Ok, so here we go for some thoughts on that one:

  1. What we call "contributivity" is a measurement of how much different partners and their respective datasets have contributed to the performance of a model that has been distributedly trained on these datasets
  2. The baseline measurement approach is the computation of the Shapley value for each dataset, assuming the characteristic function attributes to a given set of partners the performance of the model trained on the datasets of these partners. It has all the good properties, however it is not viable computation-wise beyond 3 or 4 partners (exponential). As such, most approaches are in fact approximations of Shapley. They all rely on being able to compute the performance of the model trained on subsets of the partners and their datasets (see dedicated MPLC project for more information)
    • Note 1: the Shapley approximations studied this far are all based on sampling and optimizing the sampling of certain subsets. They are relevant in use cases with significant numbers of partners (e.g. x100+).
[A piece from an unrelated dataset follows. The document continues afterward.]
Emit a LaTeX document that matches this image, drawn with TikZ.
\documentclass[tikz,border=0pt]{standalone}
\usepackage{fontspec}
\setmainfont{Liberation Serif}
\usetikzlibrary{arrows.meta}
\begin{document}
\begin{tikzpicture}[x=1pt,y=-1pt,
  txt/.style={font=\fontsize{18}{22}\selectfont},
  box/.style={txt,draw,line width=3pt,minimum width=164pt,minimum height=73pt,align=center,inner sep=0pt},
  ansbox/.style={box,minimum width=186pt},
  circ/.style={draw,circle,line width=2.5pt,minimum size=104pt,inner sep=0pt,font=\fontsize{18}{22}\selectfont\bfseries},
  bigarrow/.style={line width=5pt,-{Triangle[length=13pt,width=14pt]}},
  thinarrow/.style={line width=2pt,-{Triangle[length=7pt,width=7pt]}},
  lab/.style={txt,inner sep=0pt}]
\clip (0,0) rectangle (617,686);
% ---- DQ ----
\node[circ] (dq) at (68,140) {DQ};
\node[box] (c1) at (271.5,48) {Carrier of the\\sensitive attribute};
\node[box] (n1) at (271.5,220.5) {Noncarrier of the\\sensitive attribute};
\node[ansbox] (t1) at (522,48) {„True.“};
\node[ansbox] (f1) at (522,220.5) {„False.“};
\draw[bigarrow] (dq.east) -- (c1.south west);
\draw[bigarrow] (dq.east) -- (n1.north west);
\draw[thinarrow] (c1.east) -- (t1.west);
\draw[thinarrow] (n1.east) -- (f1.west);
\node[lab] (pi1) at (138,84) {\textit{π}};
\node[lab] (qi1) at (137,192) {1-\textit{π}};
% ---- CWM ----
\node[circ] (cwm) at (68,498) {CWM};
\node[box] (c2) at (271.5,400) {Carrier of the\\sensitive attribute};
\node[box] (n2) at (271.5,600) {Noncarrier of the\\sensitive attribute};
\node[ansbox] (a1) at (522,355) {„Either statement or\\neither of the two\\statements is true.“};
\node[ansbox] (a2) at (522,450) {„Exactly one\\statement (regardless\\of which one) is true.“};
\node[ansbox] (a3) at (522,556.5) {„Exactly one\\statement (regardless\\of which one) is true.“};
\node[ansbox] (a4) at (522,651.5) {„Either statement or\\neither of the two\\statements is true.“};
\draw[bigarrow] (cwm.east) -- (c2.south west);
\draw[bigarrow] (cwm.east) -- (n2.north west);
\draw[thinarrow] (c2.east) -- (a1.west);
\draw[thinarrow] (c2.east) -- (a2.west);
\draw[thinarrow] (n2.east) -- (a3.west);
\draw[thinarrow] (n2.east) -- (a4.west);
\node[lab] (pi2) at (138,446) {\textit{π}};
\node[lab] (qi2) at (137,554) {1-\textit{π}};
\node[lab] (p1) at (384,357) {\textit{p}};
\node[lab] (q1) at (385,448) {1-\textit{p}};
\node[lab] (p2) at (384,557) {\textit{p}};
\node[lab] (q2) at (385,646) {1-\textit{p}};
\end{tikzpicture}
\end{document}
In our typical cases with a few to up to a few tens of partners, they aren't really applicable
    • Note 2: on the other hand, Shapley is OK up to 3 or 4 partners. So, we kind of have a gap for 4 to 100 partners
  3. Other types of approaches, not based on Shapley, are being contemplated and tested, including approaches based on:
    • model ensembling (also Shapley-based, but with a different characteristic function which doesn't require additional intensive model training, but many model aggregations instead)
    • measuring performance increments after each local minibatch
    • reinforcement learning (DVRL / PVRL)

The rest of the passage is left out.